Assise de cette sorte, notre armée devait immanquablement
être victorieuse tout en défendant sa retraite, surtout
contre des forces ennemies débouchant à notre
gauche,
forcées de gravir des coteaux, et ne pouvant de suite se
former
en ligne.
La gauche de la position de Saint-Boès
pouvait, dans cette partie, être
considérée comme
l'un des côtés du fameux plateau de Rivoli. Le
général Foy l'occupait avec sa division, bien
épaulée par des batteries d'artillerie, attendant
de pied
ferme l'ennemi, qui, bien que foudroyé à la
première attaque, n'en tenta pas moins une seconde sans
aucun
succès. Alors l'ardeur du combat, cette furia francesa,
tant de fois favorable, entraîna toute la division, qui, se
précipitant sur l'ennemi s'avança au point de
masquer les
batteries protectrices de son mouvement; seule, elle ne pût
résister, fut ramenée, mais revint à
la charge...
Ce dernier élan allait être décisif
lorsque le
général Foy, fut atteint d'une balle en pleine
poitrine,
et le commandement se trouva paralysé. Alors cette division
dût supporter tout le choc des force assaillantes...
La secourir, l'appuyer eût été
impossible sans
dégarnir la ligne de bataille préparée
à
recevoir les masses ennemies montées au-delà
d'Orthez,
gagnant déjà notre droite, pour la tourner;
d'autres,
marchaient sur notre centre la réserve trop
éloignée, le maréchal envoya le 21e de
chasseurs
à cheval à la division Foy ; deux escadrons
engagèrent mal la première charge : dans un
terrain
couvert de jardins, de haies vives, coupé en tout sens, ils
furent repoussés avec perte, et le régiment
dût se
retirer ne pouvant agir. Ce qui restait de la division, fort
entamée par les trois attaques, se voyant sans appui, suivit
la
cavalerie... Et l'ennemi, la voie ouverte, achevant de gravir le
coteau, s'établit à notre gauche.
Pendant ce rude combat, le mouvement sur notre droite devenait
inquiétant, l'ennemi allait en outre percer notre centre. La
position n'était plus tenable on attendait cependant, et le
feu
commença sur toute la ligne ; mais les troupes voyant la
gauche
reculer, la droite à demi tournée, et le centre,
bien que
défendu, prêt à être
percé, se mirent
volontairement en retraite précipitée... L'ennemi
fut
maître du champ de bataille.
Telle fut cette courte bataille, dans laquelle on perdit 2,500 hommes,
et qui en coûta davantage à l'ennemi, attendu son
grand
nombre.

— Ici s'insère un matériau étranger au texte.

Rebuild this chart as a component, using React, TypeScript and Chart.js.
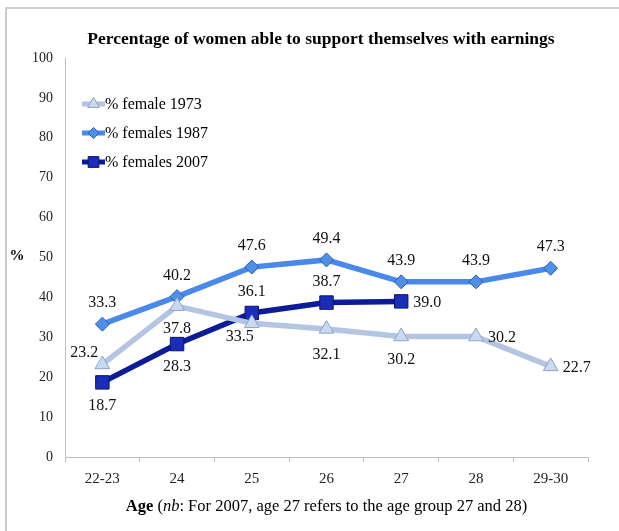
import React, { useEffect, useRef } from 'react';
import { Chart, registerables } from 'chart.js';
Chart.register(...registerables);

const categories = ['22-23', '24', '25', '26', '27', '28', '29-30'];
const female1973 = [23.2, 37.8, 33.5, 32.1, 30.2, 30.2, 22.7];
const females1987 = [33.3, 40.2, 47.6, 49.4, 43.9, 43.9, 47.3];
const females2007: (number | null)[] = [18.7, 28.3, 36.1, 38.7, 39.0, null, null];
const seriesNames = ['% female 1973', '% females 1987', '% females 2007'];
const titleText = 'Percentage of women able to support themselves with earnings';

const place1973 = ['left', 'below', 'belowLeft', 'belowFar', 'below', 'right', 'right'];
const place1987 = ['above', 'above', 'above', 'above', 'above', 'above', 'above'];
const place2007 = ['below', 'below', 'above', 'above', 'right', 'none', 'none'];

const SERIF = '"Liberation Serif", "Times New Roman", serif';
const styles = [
  { line: '#B3C5E2', fill: '#C9D9F0', border: '#8EA5C9', shape: 'triangle', radius: 8.5 },
  { line: '#4A89EC', fill: '#4E8FE8', border: '#2C5EAE', shape: 'rectRot', radius: 7 },
  { line: '#0C1C98', fill: '#1A2DB8', border: '#0A1470', shape: 'rect', radius: 9.5 },
];

function drawMarker(ctx: any, shape: string, r: number, x: number, y: number) {
  ctx.beginPath();
  if (shape === 'rect') {
    const s = r * Math.SQRT1_2;
    ctx.rect(x - s, y - s, 2 * s, 2 * s);
  } else if (shape === 'rectRot') {
    ctx.moveTo(x, y - r); ctx.lineTo(x + r, y); ctx.lineTo(x, y + r); ctx.lineTo(x - r, y); ctx.closePath();
  } else {
    const h = r * 1.5;
    const w = r * Math.sqrt(3);
    ctx.moveTo(x, y - r); ctx.lineTo(x + w / 2, y + h - r); ctx.lineTo(x - w / 2, y + h - r); ctx.closePath();
  }
  ctx.fill();
  ctx.stroke();
}

const overlay = {
  id: 'overlay',
  afterDraw(chart: any) {
    const ctx = chart.ctx;
    const area = chart.chartArea;
    ctx.save();
    // frame
    ctx.strokeStyle = '#cccccc';
    ctx.lineWidth = 2;
    ctx.beginPath();
    ctx.moveTo(6, 531);
    ctx.lineTo(6, 8);
    ctx.lineTo(619, 8);
    ctx.stroke();
    // title
    ctx.fillStyle = '#000';
    ctx.font = 'bold 17.5px ' + SERIF;
    ctx.textAlign = 'center';
    ctx.textBaseline = 'middle';
    ctx.fillText(titleText, 321, 39);
    // y title
    ctx.font = 'bold 15px ' + SERIF;
    ctx.fillText('%', 17, 256);
    // x title (mixed styles)
    const parts = [
      { t: 'Age', f: 'bold 16.5px ' + SERIF },
      { t: ' (', f: '16.5px ' + SERIF },
      { t: 'nb', f: 'italic 16.5px ' + SERIF },
      { t: ': For 2007, age 27 refers to the age group 27 and 28)', f: '16.5px ' + SERIF },
    ];
    let total = 0;
    parts.forEach((p) => { ctx.font = p.f; total += ctx.measureText(p.t).width; });
    let x = (area.left + area.right) / 2 - total / 2;
    ctx.textAlign = 'left';
    parts.forEach((p) => { ctx.font = p.f; ctx.fillText(p.t, x, 507); x += ctx.measureText(p.t).width; });
    // legend
    const ly = [104, 133, 162];
    seriesNames.forEach((name, i) => {
      const s = styles[i];
      ctx.strokeStyle = s.line;
      ctx.lineWidth = 5;
      ctx.beginPath();
      ctx.moveTo(82, ly[i]);
      ctx.lineTo(105, ly[i]);
      ctx.stroke();
      ctx.fillStyle = s.fill;
      ctx.strokeStyle = s.border;
      ctx.lineWidth = 1;
      drawMarker(ctx, s.shape, s.radius * 0.8, 93.5, ly[i]);
      ctx.fillStyle = '#000';
      ctx.font = '16px ' + SERIF;
      ctx.textAlign = 'left';
      ctx.textBaseline = 'middle';
      ctx.fillText(name, 105, ly[i] + 1);
    });
    // data labels
    const places = [place1973, place1987, place2007];
    ctx.font = '16px ' + SERIF;
    ctx.fillStyle = '#111';
    chart.data.datasets.forEach((ds: any, di: number) => {
      const meta = chart.getDatasetMeta(di);
      meta.data.forEach((pt: any, i: number) => {
        const v = ds.data[i];
        if (v == null) return;
        const p = places[di][i];
        const txt = v.toFixed(1);
        let tx = pt.x, ty = pt.y;
        ctx.textBaseline = 'middle';
        if (p === 'above') { ctx.textAlign = 'center'; ty -= 21; }
        else if (p === 'below') { ctx.textAlign = 'center'; ty += 23; }
        else if (p === 'belowFar') { ctx.textAlign = 'center'; ty += 26; }
        else if (p === 'belowLeft') { ctx.textAlign = 'center'; tx -= 12; ty += 13; }
        else if (p === 'right') { ctx.textAlign = 'left'; tx += 12; ty += 1; }
        else if (p === 'left') { ctx.textAlign = 'right'; tx -= 4; ty -= 12; }
        ctx.fillText(txt, tx, ty);
      });
    });
    ctx.restore();
  },
};

export default function App() {
  const ref = useRef<HTMLCanvasElement>(null);
  useEffect(() => {
    const mk = (label: string, data: any[], i: number) => ({
      label,
      data,
      borderColor: styles[i].line,
      backgroundColor: styles[i].fill,
      borderWidth: 5.5,
      pointStyle: styles[i].shape,
      pointRadius: styles[i].radius,
      pointBackgroundColor: styles[i].fill,
      pointBorderColor: styles[i].border,
      pointBorderWidth: 1,
      spanGaps: false,
      tension: 0,
    });
    const chart = new Chart(ref.current!, {
      type: 'line',
      data: {
        labels: categories,
        datasets: [
          mk(seriesNames[0], female1973, 0),
          mk(seriesNames[1], females1987, 1),
          mk(seriesNames[2], females2007, 2),
        ],
      },
      options: {
        animation: false,
        responsive: false,
        devicePixelRatio: 1,
        layout: { padding: { top: 58, right: 31, left: 0, bottom: 0 } },
        plugins: { legend: { display: false }, title: { display: false }, tooltip: { enabled: false } },
        scales: {
          x: {
            offset: true,
            grid: { display: true, offset: true, drawOnChartArea: false, drawTicks: true, tickLength: 5, color: '#bfbfbf' },
            border: { display: true, color: '#bfbfbf', width: 1 },
            ticks: { color: '#222', font: { family: SERIF, size: 15 }, padding: 8, maxRotation: 0 },
            afterFit: (s: any) => { s.height = 74; },
          },
          y: {
            min: 0,
            max: 100,
            ticks: { stepSize: 10, color: '#222', font: { family: SERIF, size: 14 }, padding: 12 },
            grid: { display: false, drawTicks: false },
            border: { display: true, color: '#bfbfbf', width: 1 },
            afterFit: (s: any) => { s.width = 65; },
          },
        },
      } as any,
      plugins: [overlay],
    });
    return () => chart.destroy();
  }, []);
  return (
    <div style={{ position: 'fixed', left: 0, top: 0, width: 619, height: 531, background: '#fff' }}>
      <canvas ref={ref} width={619} height={531} style={{ width: 619, height: 531 }} />
    </div>
  );
}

Cette fuite, car il faut dire la vérité,
dérouta tous les calculs du maréchal, calculs
qui, dans
ce jour, devaient lui donner l'avantage de battre vigoureusement son
ennemi, même en se retirant.
M. le maréchal voulant au plus tôt
arrêter ce
mouvement de fuite, prit le galop avec tout son état-major,
ordonnant à la cavalerie de soutenir seule la retraite, et
se
porta en arrière sur la rivière la Luy de Béarn,
au lieu dit Sault-de-Novaille,
ayant pont en bois ; il le trouva encombré de fuyards de
toutes
les armes, voulant passer en même temps. Remettre de l'ordre
dans
de semblables circonstances est et sera toujours impossible ; cependant
le maréchal, pied à terre,
l'épée à
la main, ainsi que ses officiers, essayèrent; peines
inutiles,
on les culbuta... D'où provenait cette terreur ?... L'ennemi
n'était pas encore là, notre cavalerie couvrait
notre
honte, et ces fuyards du champ de bataille avaient pris une telle
avance, que les trois quarts étaient
déjà
reformés sur la rive opposée.
Wellington, toujours prudent, ne parut que sur les trois heures, et la
division de cavalerie, ne pouvant encore passer le pont, fut
forcée de se former dans la petite plaine qui le
précédait ; mais tout à coup
l'artillerie ennemie
joua sur elle, et son feu accéléra la fuite des
retardataires qui, de nouveau, ajoutèrent à
l'encombrement... A ce moment, un bataillon arrivait par la rive gauche
de la Luy-de-Béarn ; conscrits, en bonnets de police et
capote,
mais armés, ils rejoignaient le dépôt.
Le
maréchal s'en empara, ordonnant à son chef de se
former
en bataille pour barrer le pont, et d'y rester l'arme au bras
jusqu'à passage complet de la cavalerie. Ces pauvres
conscrits,
pour la première fois, se trouvaient donc au feu, et des
hauteurs occupées par l'ennemi, recevaient, ainsi que la
cavalerie, les boulets et les obus.
On avait, pendant ce temps, cherché un gué; mais
les
adjudants-majors du 4e régiment vinrent dire au
maréchal
que, bien que la rivière parût guéable
dans
certains endroits, il était de toute
impossibilité d'y
descendre, attendu son encaissement par des écores de quinze
à vingt pieds.
L'artillerie ennemie continuait ses feux, et le chef du bataillon des
conscrits ayant obéi, représenta au
maréchal que
ses hommes n'avaient
pas de cartouches, et que les fusils étaient
garnis de pierres en
bois:
Tenez bon, lui dit le maréchal, votre assurance fait tout.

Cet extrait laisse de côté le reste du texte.